— start of INFORMATION PROVIDED —

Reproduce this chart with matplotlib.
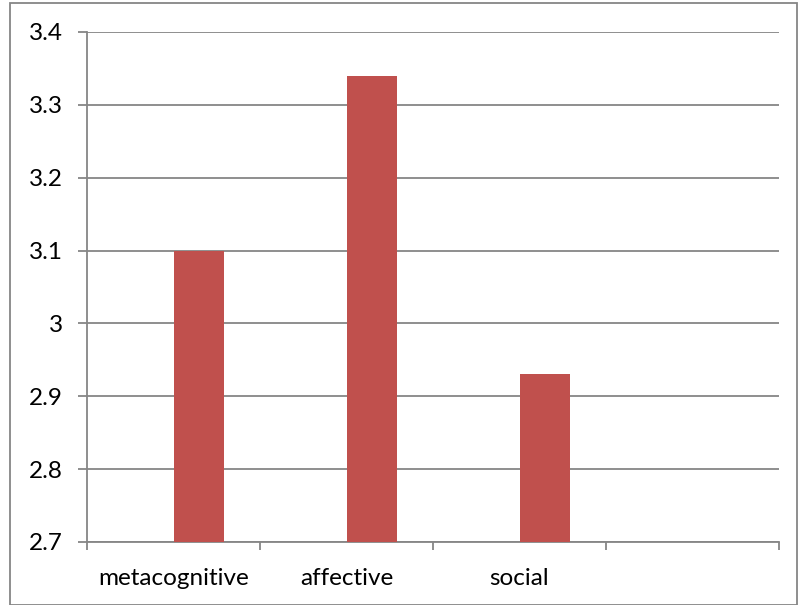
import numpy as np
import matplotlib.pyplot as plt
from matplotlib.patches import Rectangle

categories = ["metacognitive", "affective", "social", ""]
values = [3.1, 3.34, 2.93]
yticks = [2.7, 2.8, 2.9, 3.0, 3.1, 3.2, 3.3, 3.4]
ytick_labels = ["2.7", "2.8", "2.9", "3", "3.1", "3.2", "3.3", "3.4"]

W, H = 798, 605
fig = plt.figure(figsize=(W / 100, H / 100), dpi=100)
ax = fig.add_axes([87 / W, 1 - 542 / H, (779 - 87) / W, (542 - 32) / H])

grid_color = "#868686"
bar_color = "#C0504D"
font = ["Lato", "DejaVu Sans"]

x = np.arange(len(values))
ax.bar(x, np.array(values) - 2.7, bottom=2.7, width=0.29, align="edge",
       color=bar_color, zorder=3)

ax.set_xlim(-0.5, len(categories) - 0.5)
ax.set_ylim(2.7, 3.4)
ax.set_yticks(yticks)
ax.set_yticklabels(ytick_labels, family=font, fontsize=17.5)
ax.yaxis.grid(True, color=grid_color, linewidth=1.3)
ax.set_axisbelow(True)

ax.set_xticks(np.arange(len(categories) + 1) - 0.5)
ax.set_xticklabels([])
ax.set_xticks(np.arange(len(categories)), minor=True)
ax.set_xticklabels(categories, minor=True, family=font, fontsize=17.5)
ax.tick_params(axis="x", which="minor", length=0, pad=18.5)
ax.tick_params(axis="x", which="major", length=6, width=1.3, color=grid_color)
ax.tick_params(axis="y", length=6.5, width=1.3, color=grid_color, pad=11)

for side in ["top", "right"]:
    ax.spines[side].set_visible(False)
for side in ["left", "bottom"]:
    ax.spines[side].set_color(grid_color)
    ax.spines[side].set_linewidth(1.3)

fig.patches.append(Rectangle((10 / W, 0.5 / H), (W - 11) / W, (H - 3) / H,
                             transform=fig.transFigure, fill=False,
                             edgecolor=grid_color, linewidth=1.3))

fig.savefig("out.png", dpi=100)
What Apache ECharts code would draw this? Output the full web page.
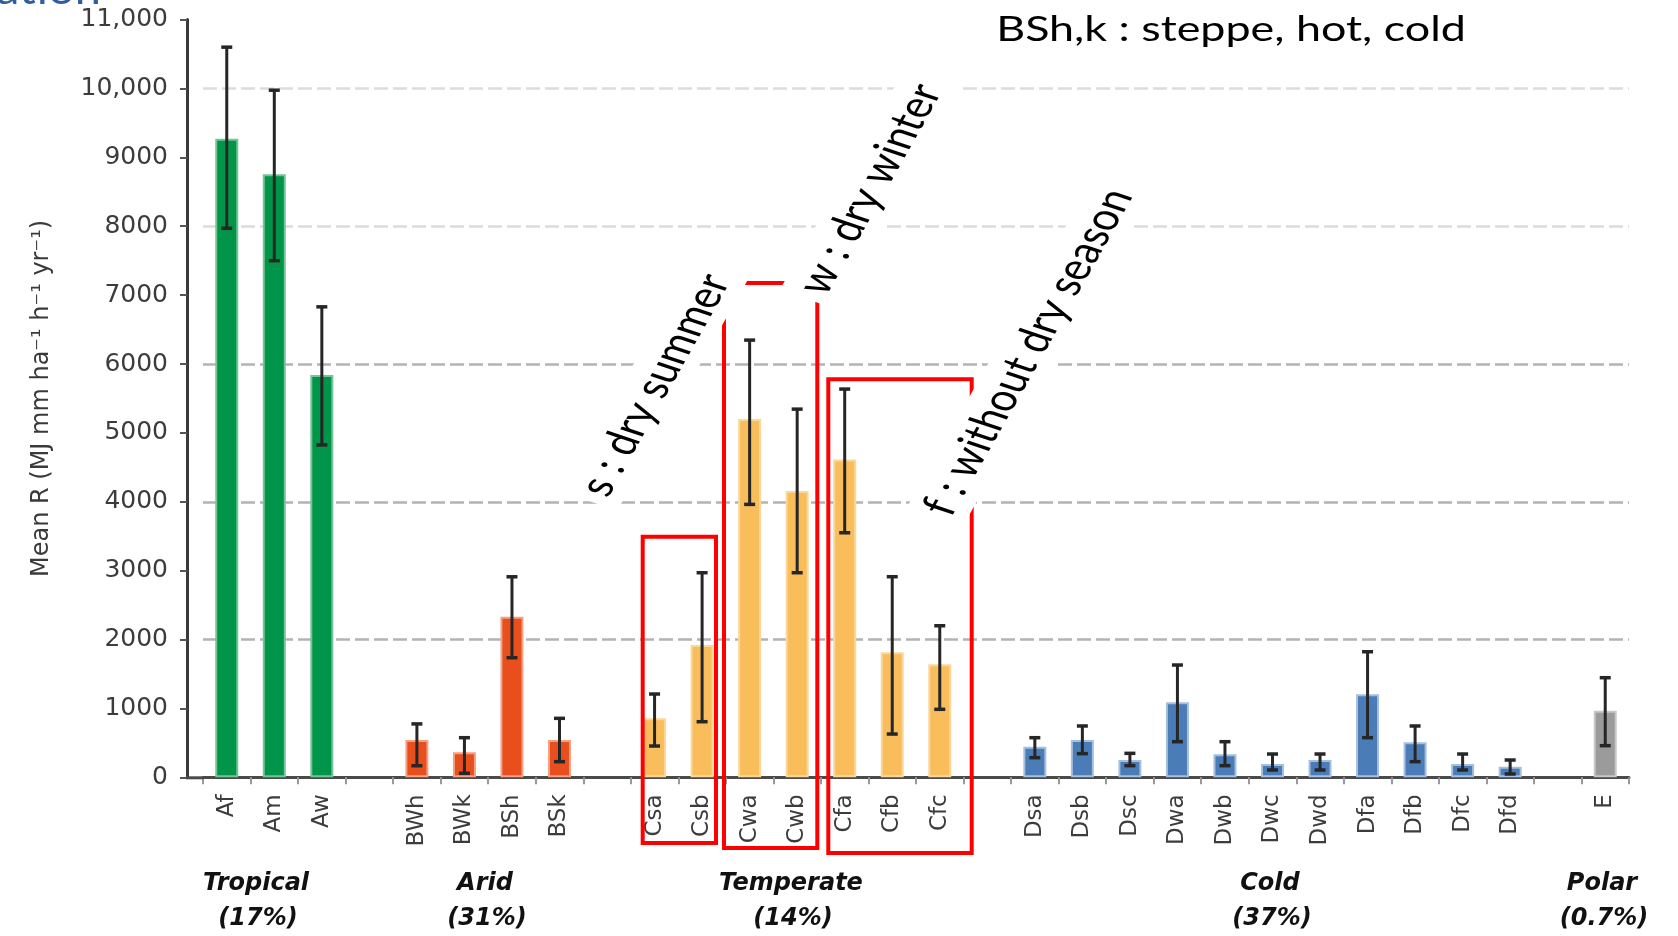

— end of INFORMATION PROVIDED —

Repeat the material verbatim. Do not carry over any picture.

» **ANSWER TO THE PROBLEM**:
Reproduce this chart with matplotlib.
import numpy as np
import matplotlib.pyplot as plt
from matplotlib.patches import Rectangle

categories = ["metacognitive", "affective", "social", ""]
values = [3.1, 3.34, 2.93]
yticks = [2.7, 2.8, 2.9, 3.0, 3.1, 3.2, 3.3, 3.4]
ytick_labels = ["2.7", "2.8", "2.9", "3", "3.1", "3.2", "3.3", "3.4"]

W, H = 798, 605
fig = plt.figure(figsize=(W / 100, H / 100), dpi=100)
ax = fig.add_axes([87 / W, 1 - 542 / H, (779 - 87) / W, (542 - 32) / H])

grid_color = "#868686"
bar_color = "#C0504D"
font = ["Lato", "DejaVu Sans"]

x = np.arange(len(values))
ax.bar(x, np.array(values) - 2.7, bottom=2.7, width=0.29, align="edge",
       color=bar_color, zorder=3)

ax.set_xlim(-0.5, len(categories) - 0.5)
ax.set_ylim(2.7, 3.4)
ax.set_yticks(yticks)
ax.set_yticklabels(ytick_labels, family=font, fontsize=17.5)
ax.yaxis.grid(True, color=grid_color, linewidth=1.3)
ax.set_axisbelow(True)

ax.set_xticks(np.arange(len(categories) + 1) - 0.5)
ax.set_xticklabels([])
ax.set_xticks(np.arange(len(categories)), minor=True)
ax.set_xticklabels(categories, minor=True, family=font, fontsize=17.5)
ax.tick_params(axis="x", which="minor", length=0, pad=18.5)
ax.tick_params(axis="x", which="major", length=6, width=1.3, color=grid_color)
ax.tick_params(axis="y", length=6.5, width=1.3, color=grid_color, pad=11)

for side in ["top", "right"]:
    ax.spines[side].set_visible(False)
for side in ["left", "bottom"]:
    ax.spines[side].set_color(grid_color)
    ax.spines[side].set_linewidth(1.3)

fig.patches.append(Rectangle((10 / W, 0.5 / H), (W - 11) / W, (H - 3) / H,
                             transform=fig.transFigure, fill=False,
                             edgecolor=grid_color, linewidth=1.3))

fig.savefig("out.png", dpi=100)
What Apache ECharts code would draw this? Output the full web page.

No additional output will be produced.